If we write a class X in Java, one way to make two of its objects comparable to each other is to make it implement the Comparable<X> interface: public class X implements Comparable<X> {...}.

##### The Comparator<T> interface

There are two situations in which using the Comparable<T> interface is difficult or infeasible. If the class that wishes to define the ordering has already been written, having it implement the Comparable<T> interface after-the-fact involves changing its code. If the user of the class does not have access to its code, then doing this is not even possible. Secondly, having the class implement this interface commits it to a particular way of comparing two objects. What if the same objects can be compared in multiple ways? For example, items on amazon.com can be sorted by name, relevance, price or user rating.

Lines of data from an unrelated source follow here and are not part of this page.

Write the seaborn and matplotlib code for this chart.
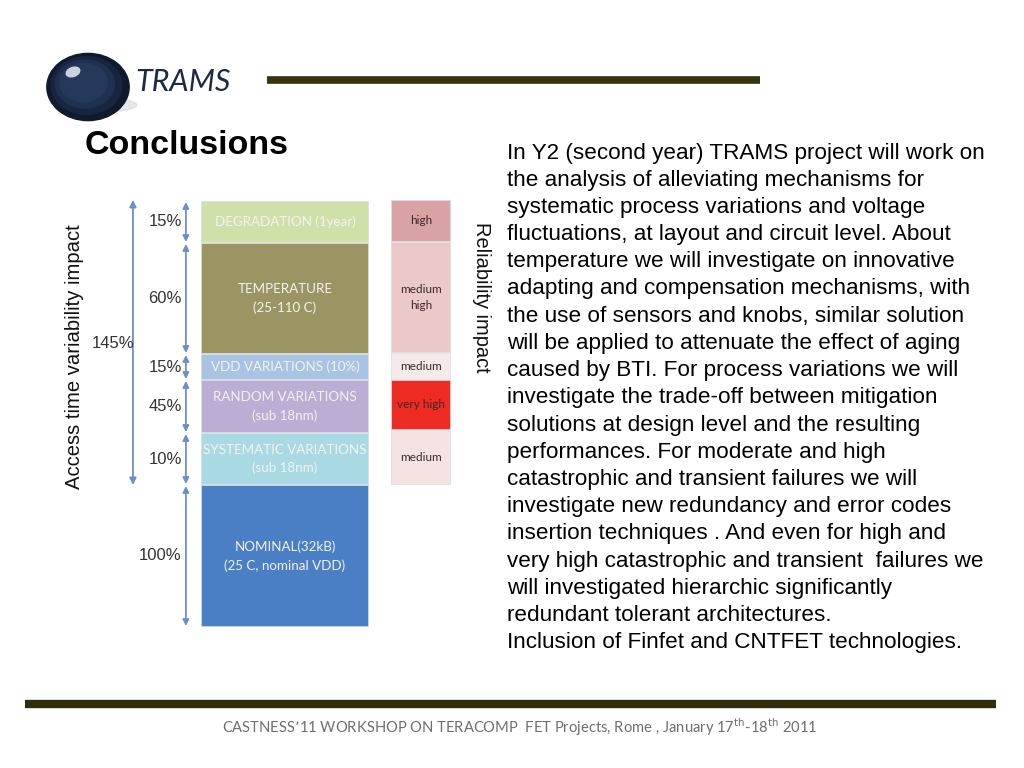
import numpy as np
import pandas as pd
import seaborn as sns
import matplotlib.pyplot as plt
from matplotlib.patches import Ellipse

# --- data (segment heights as drawn on the slide, bottom -> top) ---
parts = ["NOMINAL(32kB)\n(25 C, nominal VDD)", "SYSTEMATIC VARIATIONS\n(sub 18nm)",
         "RANDOM VARIATIONS\n(sub 18nm)", "VDD VARIATIONS (10%)",
         "TEMPERATURE\n(25-110 C)", "DEGRADATION (1year)"]
part_pct = ["100%", "10%", "45%", "15%", "60%", "15%"]
part_height = [142, 52, 53, 26, 111, 42]
part_colors = ["#4a7fc6", "#a9dae3", "#bbadd3", "#a8c3e3", "#9b9563", "#cfe0a9"]
total_label = "145%"

rel_levels = ["medium", "very high", "medium", "medium\nhigh", "high"]
rel_height = [55, 50, 27, 111, 42]
rel_colors = ["#f5e3e3", "#ee2b22", "#f6e9e9", "#ecc9c9", "#d9a3a3"]

body = [
    "In Y2 (second year) TRAMS project will work on",
    "the analysis of alleviating mechanisms for",
    "systematic process variations and voltage",
    "fluctuations, at layout and circuit level. About",
    "temperature we will investigate on innovative",
    "adapting and compensation mechanisms, with",
    "the use of sensors and knobs, similar solution",
    "will be applied to attenuate the effect of aging",
    "caused by BTI. For process variations we will",
    "investigate the trade-off between mitigation",
    "solutions at design level and the resulting",
    "performances. For moderate and high",
    "catastrophic and transient failures we will",
    "investigate new redundancy and error codes",
    "insertion techniques . And even for high and",
    "very high catastrophic and transient  failures we",
    "will investigated hierarchic significantly",
    "redundant tolerant architectures.",
    "Inclusion of Finfet and CNTFET technologies.",
]

sns.set_theme(style="white")
plt.rcParams['font.family'] = ['Liberation Sans', 'DejaVu Sans']

W, H = 1024, 768
fig = plt.figure(figsize=(W / 100, H / 100), dpi=100)
fig.patch.set_facecolor("white")


def fx(px):
    return px / W


def fy(py):
    return 1 - py / H


def stacked(ax, name, heights, colors):
    cum = np.cumsum(heights)
    df = pd.DataFrame({"col": name, "top": cum, "seg": range(len(heights))})
    order = list(range(len(heights)))[::-1]
    sns.barplot(data=df, x="col", y="top", hue="seg", hue_order=order,
                palette=[colors[i] for i in order], dodge=False, saturation=1,
                width=1, edgecolor="#dfe3ea", linewidth=1.2, legend=False, ax=ax)
    ax.set_xlim(-0.5, 0.5)
    ax.set_ylim(0, cum[-1])
    ax.axis("off")
    return cum


# main stacked column
ax = fig.add_axes([fx(201), fy(627), fx(168), 426 / H])
cum = stacked(ax, "access", part_height, part_colors)
tr = ax.get_yaxis_transform()
for i, (lab, pct, h) in enumerate(zip(parts, part_pct, part_height)):
    mid = cum[i] - h / 2
    ax.text(0, mid, lab, ha="center", va="center", color="#f3f3ee",
            fontsize=9.6, family="Lato", linespacing=1.6)
    ax.text(-0.115, mid, pct, transform=tr, ha="right", va="center",
            color="#333333", fontsize=12)
    ax.annotate("", xy=(-0.09, cum[i] - h + 1), xytext=(-0.09, cum[i] - 1),
                xycoords=tr, textcoords=tr,
                arrowprops=dict(arrowstyle="<|-|>", color="#6b8fc9", lw=1.3,
                                mutation_scale=9, shrinkA=0, shrinkB=0),
                annotation_clip=False)

# total arrow (variability part)
ax.annotate("", xy=(-0.405, cum[0]), xytext=(-0.405, cum[-1] + 1),
            xycoords=tr, textcoords=tr,
            arrowprops=dict(arrowstyle="<|-|>", color="#6b8fc9", lw=1.3,
                            mutation_scale=10, shrinkA=0, shrinkB=0),
            annotation_clip=False)
ax.text(-0.525, (cum[0] + cum[-1]) / 2, total_label, transform=tr, ha="center",
        va="center", color="#333333", fontsize=12)
fig.text(fx(75), fy(357), "Access time variability impact", rotation=90,
         ha="center", va="center", fontsize=14.6, color="#111111")

# reliability column
ax2 = fig.add_axes([fx(391), fy(485), fx(60), 285 / H])
rcum = stacked(ax2, "rel", rel_height, rel_colors)
for i, (lab, h) in enumerate(zip(rel_levels, rel_height)):
    ax2.text(0, rcum[i] - h / 2, lab, ha="center", va="center",
             color="#3a2a2a", fontsize=8.5, family="Lato", linespacing=1.5)
fig.text(fx(482), fy(297), "Reliability impact", rotation=270,
         ha="center", va="center", fontsize=14.4, color="#111111")

# header: logo, title, rules
lax = fig.add_axes([fx(40), fy(130), fx(110), 80 / H])
lax.set_xlim(0, 110)
lax.set_ylim(0, 80)
lax.axis("off")
lax.add_patch(Ellipse((62, 25), 70, 14, color="#d8d8d8", alpha=0.6, zorder=0))
for k, c in enumerate(["#0f1a2c", "#172640", "#1f3150", "#26395a"]):
    r = 42 - k * 6
    lax.add_patch(Ellipse((48 - k * 1.5, 43 + k * 1.5), r * 2 * 0.98, r * 2 * 0.8,
                          color=c, zorder=1 + k))
lax.add_patch(Ellipse((33, 58), 14, 9, angle=20, color="#c9d2e0", zorder=6))
fig.text(fx(135), fy(82), "TRAMS", fontsize=22, style="italic", family="Lato",
         color="#1c2a45", va="center", ha="left")
fig.add_artist(plt.Line2D([fx(267), fx(760)], [fy(80), fy(80)], color="#36340f",
                          lw=5.5, solid_capstyle="butt"))
fig.add_artist(plt.Line2D([fx(25), fx(996)], [fy(704), fy(704)], color="#2f2d0c",
                          lw=6, solid_capstyle="butt"))
fig.text(fx(85), fy(145), "Conclusions", fontsize=24.5, fontweight="bold",
         ha="left", va="center", color="#000000")

# body text
for i, line in enumerate(body):
    fig.text(fx(507), fy(153 + i * 27.2), line, fontsize=16.2, ha="left",
             va="center", color="#000000")

fig.text(fx(520), fy(727),
         "CASTNESS\u201911 WORKSHOP ON TERACOMP  FET Projects, Rome , January "
         "17$^{\\mathrm{th}}$-18$^{\\mathrm{th}}$ 2011",
         fontsize=10.6, family="Lato", color="#6e6e6e", ha="center", va="center")

fig.savefig("out.png", dpi=100)
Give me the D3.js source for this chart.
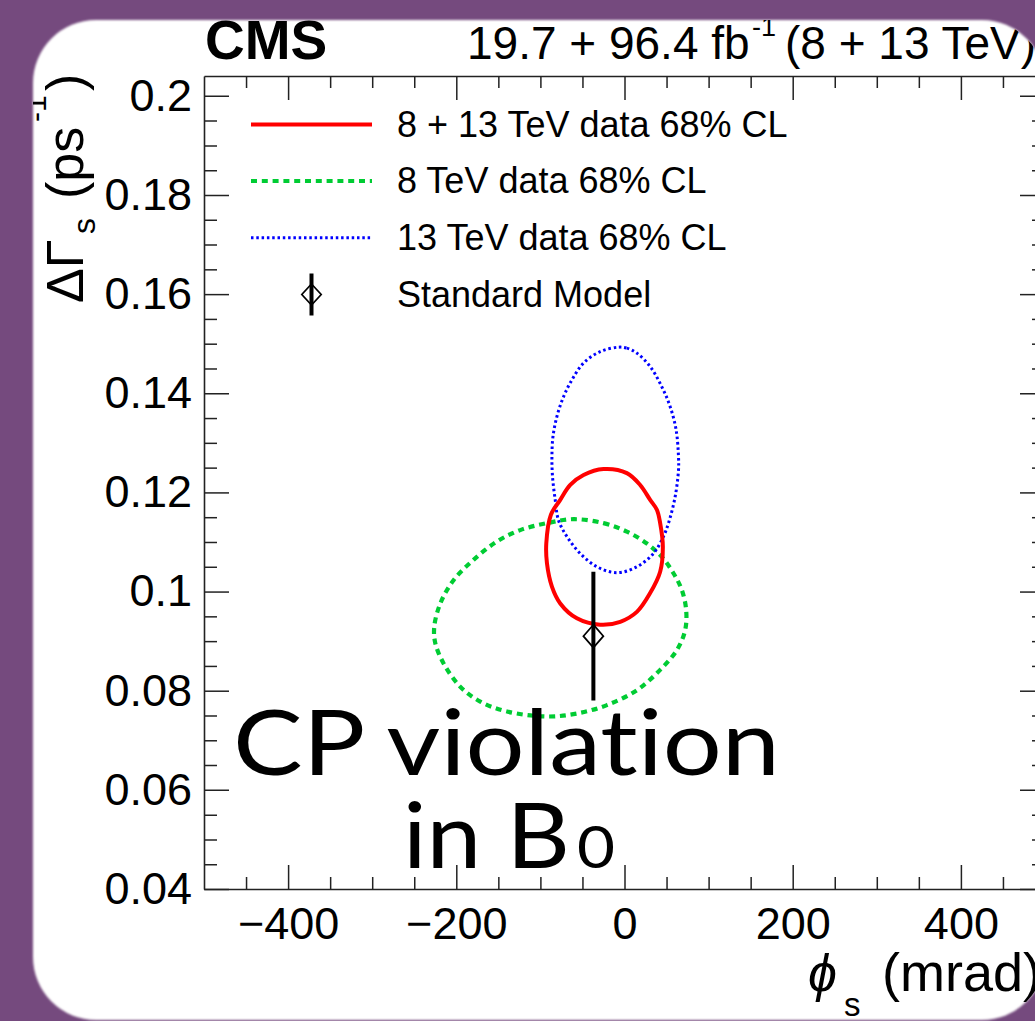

Java offers another way: writing an object whose sole purpose is to compare two objects. Such an object is called a comparator. Java facilitates this through the Comparator<T> interface. If two objects of class X must be compared, we can write a comparator as public class XComparator implements Comparator<X>. This object must now contain a method public int compare(X a, X b) that compares two objects of type X. Its return value follows the same convention as mandated by the Comparable<T> interface: -ve if a<b, +ve if a>b and 0 otherwise.

As this class is separate from the one whose objects it is comparing, it does not involve changing the latter class or even having access to its source code.